What are the main types of underwater robots, and what are their respective characteristics?

Okay, talking about underwater robots, it's actually not that complicated. You can think of them as two main categories, plus a few "branches."

The First Major Category: Tethered (ROV - Remotely Operated Vehicle)

This is the most common type. You can imagine it as an "underwater kite" or a robot dog on a leash.

• Characteristics:
  • Has a long tether: This cable is its lifeline, connecting it to the operating vessel on the surface. The operator on the ship controls it like playing a video game, watching a screen and moving joysticks.
  • No power worries: Electricity and signals are continuously supplied through the tether, so theoretically, as long as the ship stays put, it can work indefinitely.
  • Can perform delicate tasks: Because it's remotely controlled in real-time by a human, it can carry out very complex operations. For example, equipped with robotic arms, it can tighten screws, cut cables, or retrieve objects (like airplane black boxes) underwater.
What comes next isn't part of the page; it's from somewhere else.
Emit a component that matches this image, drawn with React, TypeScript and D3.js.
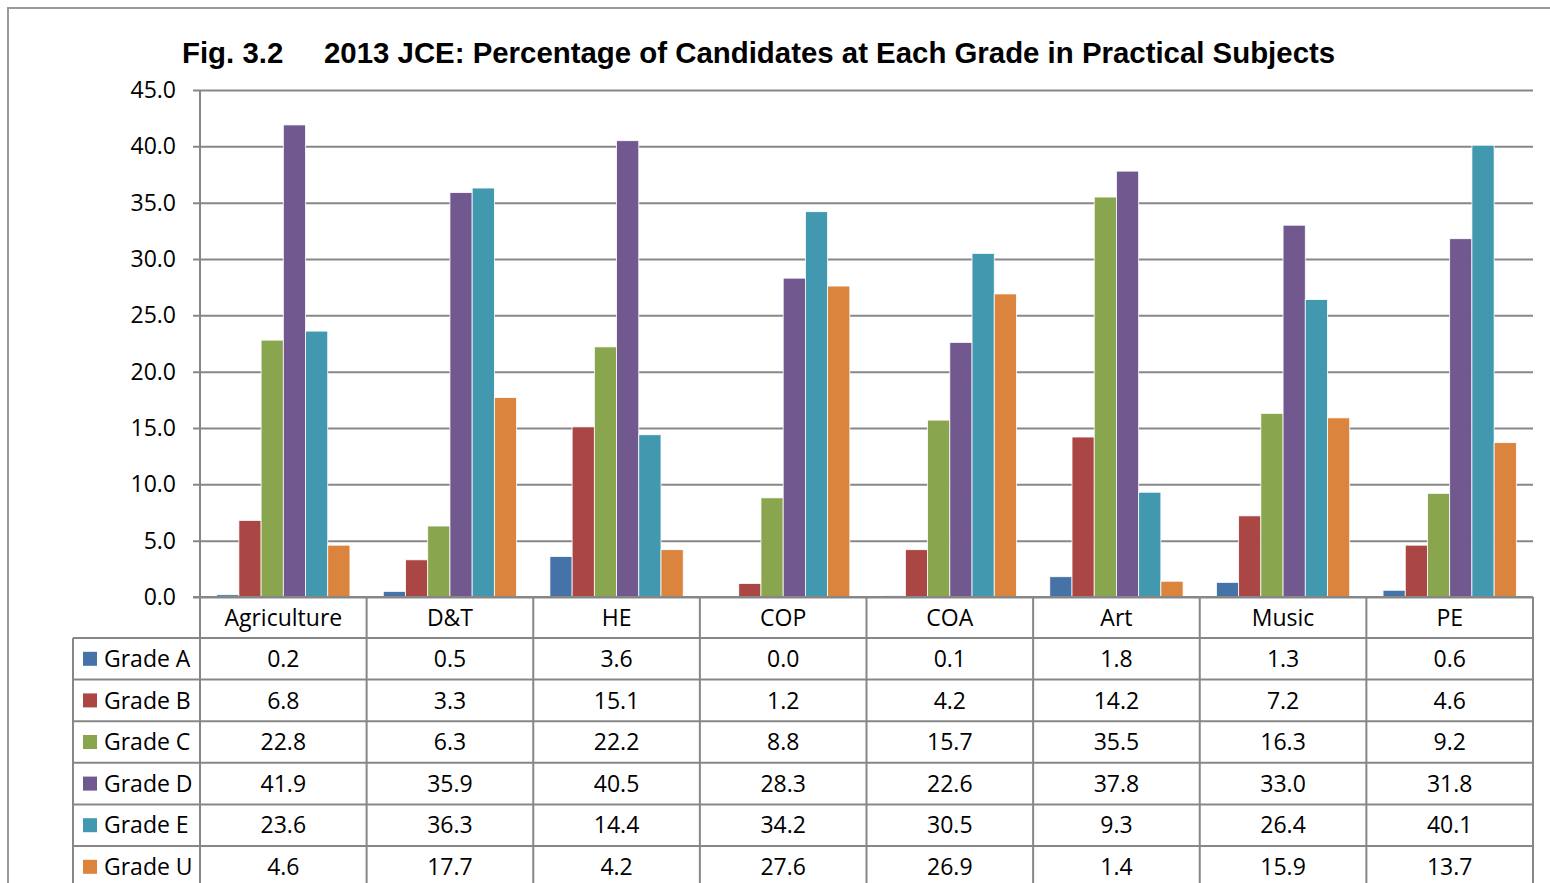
import React, { useEffect, useRef } from 'react';
import * as d3 from 'd3';

const subjects = ['Agriculture', 'D&T', 'HE', 'COP', 'COA', 'Art', 'Music', 'PE'];
const grades = ['Grade A', 'Grade B', 'Grade C', 'Grade D', 'Grade E', 'Grade U'];
const gradeColors = ['#4572A7', '#AA4643', '#89A54E', '#71588F', '#4198AF', '#DB843D'];

const gradeA = [0.2, 0.5, 3.6, 0.0, 0.1, 1.8, 1.3, 0.6];
const gradeB = [6.8, 3.3, 15.1, 1.2, 4.2, 14.2, 7.2, 4.6];
const gradeC = [22.8, 6.3, 22.2, 8.8, 15.7, 35.5, 16.3, 9.2];
const gradeD = [41.9, 35.9, 40.5, 28.3, 22.6, 37.8, 33.0, 31.8];
const gradeE = [23.6, 36.3, 14.4, 34.2, 30.5, 9.3, 26.4, 40.1];
const gradeU = [4.6, 17.7, 4.2, 27.6, 26.9, 1.4, 15.9, 13.7];
const yTicks = [0, 5, 10, 15, 20, 25, 30, 35, 40, 45];

const seriesValues = [gradeA, gradeB, gradeC, gradeD, gradeE, gradeU];

const W = 1550;
const H = 883;

const App: React.FC = () => {
  const svgRef = useRef<SVGSVGElement>(null);

  useEffect(() => {
    if (!svgRef.current) return;
    const svg = d3.select(svgRef.current);
    svg.selectAll('*').remove();

    const plot = { left: 200, right: 1533, top: 90, bottom: 597 };
    const tableLeft = 73;
    const headerBottom = 638;
    const rowH = 41.6;
    const gridColor = '#878787';
    const font = '"Open Sans", sans-serif';

    svg.append('rect').attr('width', W).attr('height', H).attr('fill', '#fff');

    // outer frame
    svg.append('path')
      .attr('d', `M8,${H} L8,8 L${W},8`)
      .attr('fill', 'none')
      .attr('stroke', '#9a9a9a')
      .attr('stroke-width', 2);

    // title
    const title = svg.append('text')
      .attr('y', 63)
      .style('font-family', '"Liberation Sans", Arial, sans-serif')
      .style('font-weight', 'bold')
      .style('font-size', '29.4px')
      .attr('fill', '#000');
    title.append('tspan').attr('x', 182).text('Fig. 3.2');
    title.append('tspan').attr('x', 324).text('2013 JCE: Percentage of Candidates at Each Grade in Practical Subjects');

    const x = d3.scaleBand<string>()
      .domain(subjects)
      .range([plot.left, plot.right])
      .paddingInner(0)
      .paddingOuter(0);

    const xInner = d3.scaleBand<string>()
      .domain(grades)
      .range([0, x.bandwidth()])
      .paddingInner(0)
      .paddingOuter(0.75);

    const y = d3.scaleLinear().domain([0, 45]).range([plot.bottom, plot.top]);

    // grid lines + ticks
    const yAxis = svg.append('g')
      .attr('transform', `translate(${plot.left},0)`)
      .call(
        d3.axisLeft(y)
          .tickValues(yTicks)
          .tickSize(-(plot.right - plot.left))
          .tickPadding(24)
          .tickFormat(d3.format('.1f'))
      );
    yAxis.select('.domain').remove();
    yAxis.selectAll('.tick line')
      .attr('x1', -7)
      .attr('stroke', gridColor)
      .attr('stroke-width', 2);
    yAxis.selectAll('.tick text')
      .style('font-family', font)
      .style('font-size', '23px')
      .attr('fill', '#000');

    // vertical axis line
    svg.append('line')
      .attr('x1', plot.left).attr('x2', plot.left)
      .attr('y1', plot.top).attr('y2', plot.bottom)
      .attr('stroke', gridColor).attr('stroke-width', 2);

    // bars
    seriesValues.forEach((vals, gi) => {
      svg.append('g')
        .selectAll('rect')
        .data(vals)
        .enter()
        .append('rect')
        .attr('x', (d, i) => (x(subjects[i]) as number) + (xInner(grades[gi]) as number))
        .attr('y', d => y(d))
        .attr('width', xInner.bandwidth())
        .attr('height', d => y(0) - y(d))
        .attr('fill', gradeColors[gi])
        .attr('stroke', '#fff')
        .attr('stroke-width', 0.8);
    });

    // baseline over bars
    svg.append('line')
      .attr('x1', plot.left - 7).attr('x2', plot.right)
      .attr('y1', plot.bottom).attr('y2', plot.bottom)
      .attr('stroke', gridColor).attr('stroke-width', 2);

    // data table
    const table = svg.append('g');
    const tableBottom = H + 10;

    // vertical lines
    const vx = subjects.map(s => x(s) as number).concat([plot.right]);
    vx.forEach(vxi => {
      table.append('line')
        .attr('x1', vxi).attr('x2', vxi)
        .attr('y1', plot.bottom).attr('y2', tableBottom)
        .attr('stroke', gridColor).attr('stroke-width', 2);
    });
    table.append('line')
      .attr('x1', tableLeft).attr('x2', tableLeft)
      .attr('y1', headerBottom).attr('y2', tableBottom)
      .attr('stroke', gridColor).attr('stroke-width', 2);

    // horizontal lines
    grades.forEach((g, i) => {
      const yy = headerBottom + i * rowH;
      table.append('line')
        .attr('x1', tableLeft).attr('x2', plot.right)
        .attr('y1', yy).attr('y2', yy)
        .attr('stroke', gridColor).attr('stroke-width', 2);
    });

    // header
    table.selectAll('text.hdr')
      .data(subjects)
      .enter()
      .append('text')
      .attr('class', 'hdr')
      .attr('x', d => (x(d) as number) + x.bandwidth() / 2)
      .attr('y', (plot.bottom + headerBottom) / 2)
      .attr('dy', '0.36em')
      .attr('text-anchor', 'middle')
      .style('font-family', font)
      .style('font-size', '23px')
      .attr('fill', '#000')
      .text(d => d);

    // rows
    grades.forEach((g, gi) => {
      const cy = headerBottom + gi * rowH + rowH / 2;
      table.append('rect')
        .attr('x', 83).attr('y', cy - 7)
        .attr('width', 14).attr('height', 14)
        .attr('fill', gradeColors[gi]);
      table.append('text')
        .attr('x', 104).attr('y', cy)
        .attr('dy', '0.36em')
        .style('font-family', font)
        .style('font-size', '23px')
        .attr('fill', '#000')
        .text(g);
      table.selectAll(`text.v${gi}`)
        .data(seriesValues[gi])
        .enter()
        .append('text')
        .attr('class', `v${gi}`)
        .attr('x', (d, i) => (x(subjects[i]) as number) + x.bandwidth() / 2)
        .attr('y', cy)
        .attr('dy', '0.36em')
        .attr('text-anchor', 'middle')
        .style('font-family', font)
        .style('font-size', '23px')
        .attr('fill', '#000')
        .text(d => d.toFixed(1));
    });
  }, []);

  return (
    <svg
      ref={svgRef}
      width={W}
      height={H}
      style={{ position: 'absolute', left: 0, top: 0 }}
    />
  );
};

export default App;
Many deep-sea archaeological missions, shipwreck salvages, and underwater equipment inspections are handled by ROVs.
• Disadvantages:
  • Limited range: Its operational area is essentially restricted by the length of the tether, like being leashed. Also, the tether can easily get snagged on underwater objects or be affected by currents.

The Second Major Category: Untethered (AUV - Autonomous Underwater Vehicle)

This one is cooler, like an "oceanic robot vacuum cleaner" or a "smart torpedo."

• Characteristics:
  • Completely wireless, free to roam: Before deployment, it's programmed with a mission and route, for example, "go to this sea area, sweep back and forth, and map the seabed." Then it's launched, and it executes the plan autonomously, returning after completing its work.
  • Suitable for large-scale reconnaissance: Because it's not constrained by a tether, it can travel very far, making it ideal for mapping large areas of the seabed, exploring underwater resources, or conducting military reconnaissance.
• Disadvantages:
  • Generally no real-time interaction: Once launched, it's in an "offline" state; you can't command it in real-time. It relies on its own intelligence to handle unexpected situations, and if something goes wrong, it might not return.
  • Limited battery life: It operates on its own batteries, so the duration of a mission is limited.
  • Cannot perform delicate tasks: Its primary function is to "see" and "listen" (using sonar and other sensors), not to stop in one place and manipulate objects with robotic arms like an ROV.

Some Other "Branches":

• Underwater Glider: This is a particularly power-efficient type of AUV. It has no propeller; instead, it moves like a fish by adjusting its buoyancy (absorbing or expelling water) to sink and rise, and then uses wings to convert this vertical motion into forward propulsion. It moves slowly but is extremely power-efficient, capable of drifting in the ocean for months and covering thousands of kilometers, specifically for collecting long-term oceanographic data (water temperature, salinity, etc.).

• Hybrid (HROV): Combines the advantages of both ROVs and AUVs. It can operate autonomously like an AUV, but when delicate operations are required, a thin fiber optic cable can be deployed from its stern to the mother ship, temporarily switching it to ROV mode. Of course, this type is more complex and expensive.

In summary, you can remember it this way:

• For delicate, complex tasks, or when you need to stay in one place for extended operations, use a tethered ROV.
• For large-scale, long-distance mapping or exploration, use an untethered AUV.